Пушкин шел по набережной возле Сената, тяжелая шуба распахивалась на ветру, туфли скользили, и каждый раз, поскользнувшись, он чертыхался. Он сам не знал, чего ему хочется и куда он сейчас идет. Чаще всего ему не хватало беззаботности, и он тосковал по ней. Нынче он решил бездельничать весь день и приказал затихнуть укоряющим голосам совести.
Шагая в зябкой сырости весеннего Петербурга, он вдруг вспомнил жаркое солнце, пики Кавказских гор, долину Инжа-Су, редкие цепи спешенных драгун, свист турецких пуль и себя верхом на рыжем коне, в черном цилиндре, с пистолетом в руке, скачущем на выстрелы. И ему нестерпимо захотелось опасности, нервной встряски, посвиста пуль, скорости скачущего коня. И в тот же миг он сбежал к Неве по косым ступенькам веерного спуска.
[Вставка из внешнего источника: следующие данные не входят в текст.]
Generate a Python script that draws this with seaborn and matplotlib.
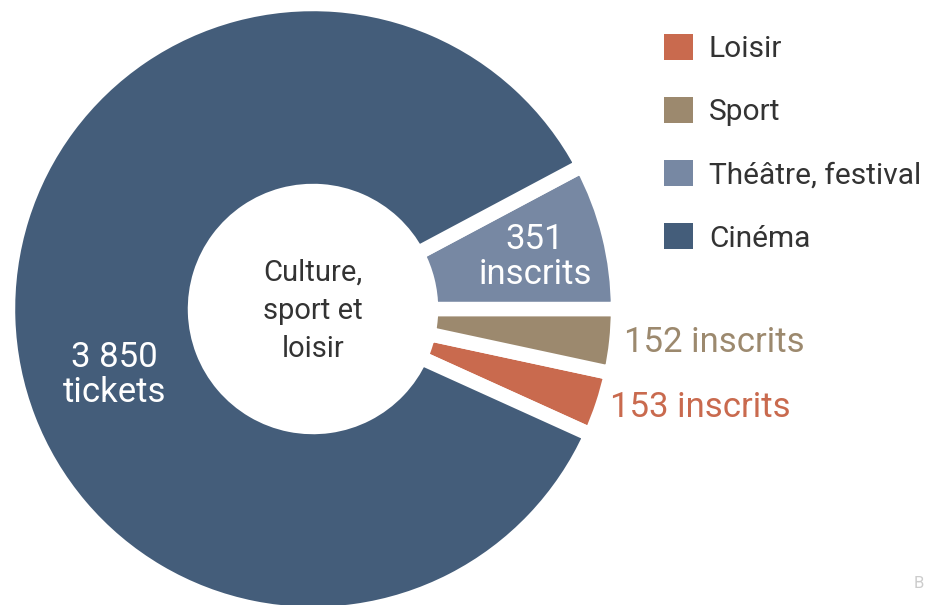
"""
Donut chart: culture, sport et loisir
"""

import numpy as np
import matplotlib
matplotlib.use("Agg")
import matplotlib.pyplot as plt
from matplotlib.patches import Patch
import seaborn as sns

# Data (legend order, drawn counter-clockwise)
categories = ["Loisir", "Sport", "Théâtre, festival", "Cinéma"]
values = [153, 152, 351, 3850]
slice_labels = ["153 inscrits", "152 inscrits", "351\ninscrits", "3 850\ntickets"]
colors = ["#c96a4e", "#9c896e", "#7788a3", "#445d7a"]
center_label = "Culture,\nsport et\nloisir"

sns.set_theme(style="white")
plt.rcParams["font.family"] = ["Roboto", "DejaVu Sans"]

W, H = 925, 605
fig = plt.figure(figsize=(W / 100, H / 100), dpi=100)
ax = fig.add_axes([0, 0, 1, 1])

# centre of the ring in pixel units (y up)
cx, cy = 313, H - 309
total = sum(values)
start = -360 * (values[0] + values[1]) / total

wedges, _ = ax.pie(values, colors=colors, startangle=start, counterclock=True,
                   radius=305, center=(cx, cy),
                   wedgeprops=dict(width=187, edgecolor="white", linewidth=10.4))

ax.set_xlim(0, W)
ax.set_ylim(0, H)
ax.set_aspect("equal")
ax.axis("off")


def polar(angle_deg, r):
    a = np.deg2rad(angle_deg)
    return cx + r * np.cos(a), cy + r * np.sin(a)


# slice labels
for w, lab, col in zip(wedges, slice_labels, colors):
    mid = (w.theta1 + w.theta2) / 2
    if lab.startswith("3 850"):
        x, y = polar(mid + 16.5, 209)
        ax.text(x, y, lab, ha="center", va="center", color="white",
                fontsize=25, linespacing=1.07)
    elif "\n" in lab:
        x, y = polar(mid - 0.8, 228)
        ax.text(x, y, lab, ha="center", va="center", color="white",
                fontsize=25, linespacing=1.07)
    else:
        x, y = polar(mid, 313)
        ax.text(x, y, lab, ha="left", va="center", color=col, fontsize=25)

# centre text
ax.text(cx, cy - 2, center_label, ha="center", va="center", color="#333333",
        fontsize=21, linespacing=1.47)

# legend
handles = [Patch(facecolor=c, edgecolor="none", label=l)
           for c, l in zip(colors, categories)]
ax.legend(handles=handles, loc="upper left",
          bbox_to_anchor=(664 / W, 1 - 34 / H), frameon=False,
          fontsize=21.5, handlelength=0.97, handleheight=0.97,
          handletextpad=0.53, labelspacing=1.13, borderaxespad=0,
          borderpad=0, labelcolor="#333333")

ax.text(919, H - 584, "B", ha="center", va="center", color="#cccccc", fontsize=12)

fig.savefig("out.png", dpi=100)
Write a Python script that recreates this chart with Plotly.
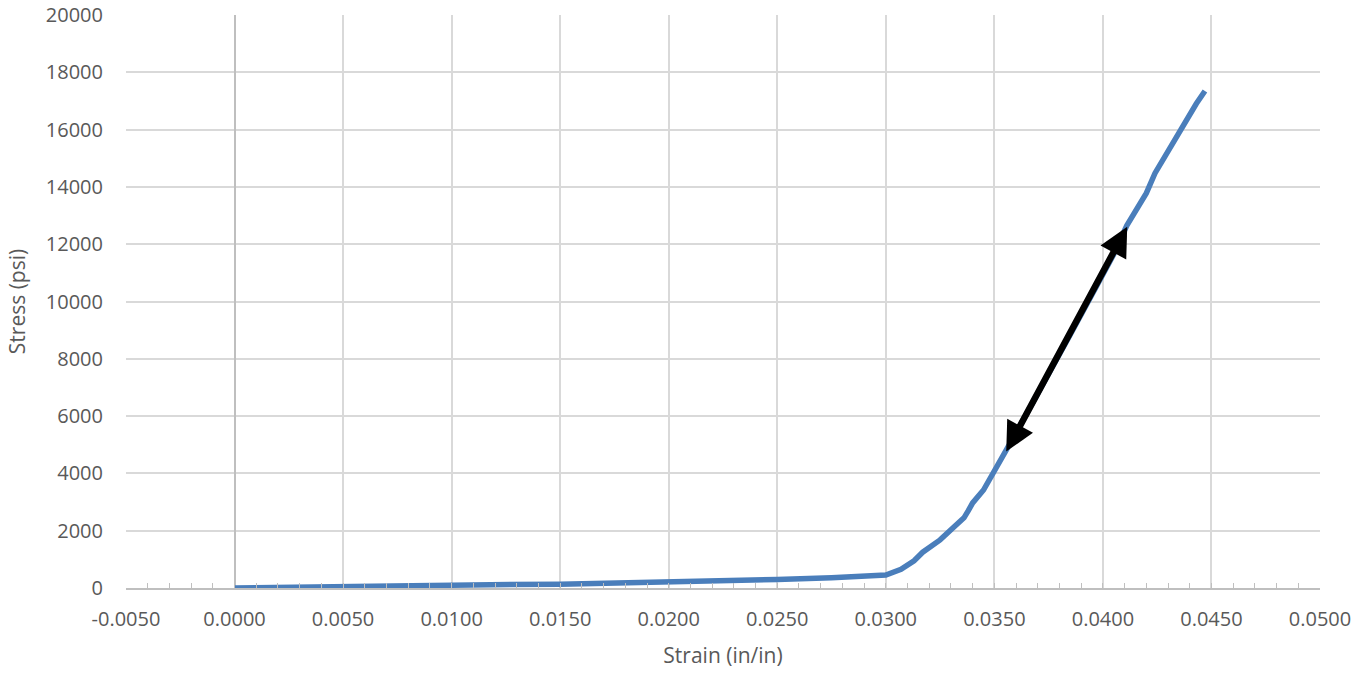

Лед несколько уже отодвинулся от гранита, натоптанная за зиму тропинка заторосилась, ее часто прерывали трещины, через реку уже давно никто не ходил.
Пушкин прыгнул на лед и ощутил его хлябкость, зыбкость, стремительное течение под ним холодной ладожской волны; мокрый снег набился в низкие туфли.
Пушкин было остановился, приметив в себе страх, но потом обрадовался ему, подумал: «Если что — шубу сброшу…» И пошел через реку. Здесь, на льду, ветер был еще сильнее и все усиливался с каждым шагом, забивал рот, давил из глаз слезы, леденил кожу на скулах.
Какая-то карета остановилась возле спуска, женский голос тревожно кричал, ветер уносил слова к заливу…
Пушкин не оглянулся.
Простор реки распахивался вокруг него, город отступал, дома уменьшались стремительно. Лед под ногами дышал и сам слушал себя, трещины в нем шевелились, намокший снег засасывал туфли, позади оставались глубокие и узкие следы, полные сизой воды.
— Ты уже на сносях, Нева, — говорил Пушкин сердито и громко. — Тебе пора пришла рожать… И от кого ты понесла, беспутная дева?
Он поскользнулся на заструге и упал на колени. Хмель выдуло из головы. Он понял, что затея оборачивается серьезной опасностью, но знал, что уже не повернет обратно. Это было глупо, шалопутно, но иного не могло быть.
Пушкин поднялся. Шуршание, булькание, звякание, глухие стоны льда неслись мимо него. Солнце неожиданно нырнуло из быстрых облаков, осветило город. Отсюда, почти с середины реки, город казался неживым, безлюдным, вымершим, холодным блеском засияли окна Зимнего дворца.
Уже торопясь, Пушкин запрыгал дальше по льдинам. Он собрался и насторожился, и четко видел и вперед, и под самые ноги. Он видел следы санной дороги, вмерзший в лед конский навоз, редкие отпечатки подков, еловые порыжелые ветки, торчащие вдоль бывшей обочины. И с каждой минутой, уже трудно переводя дух, уже прижимая рукой сердце, он все явственнее начал понимать, что река тронулась и несет его к заливу.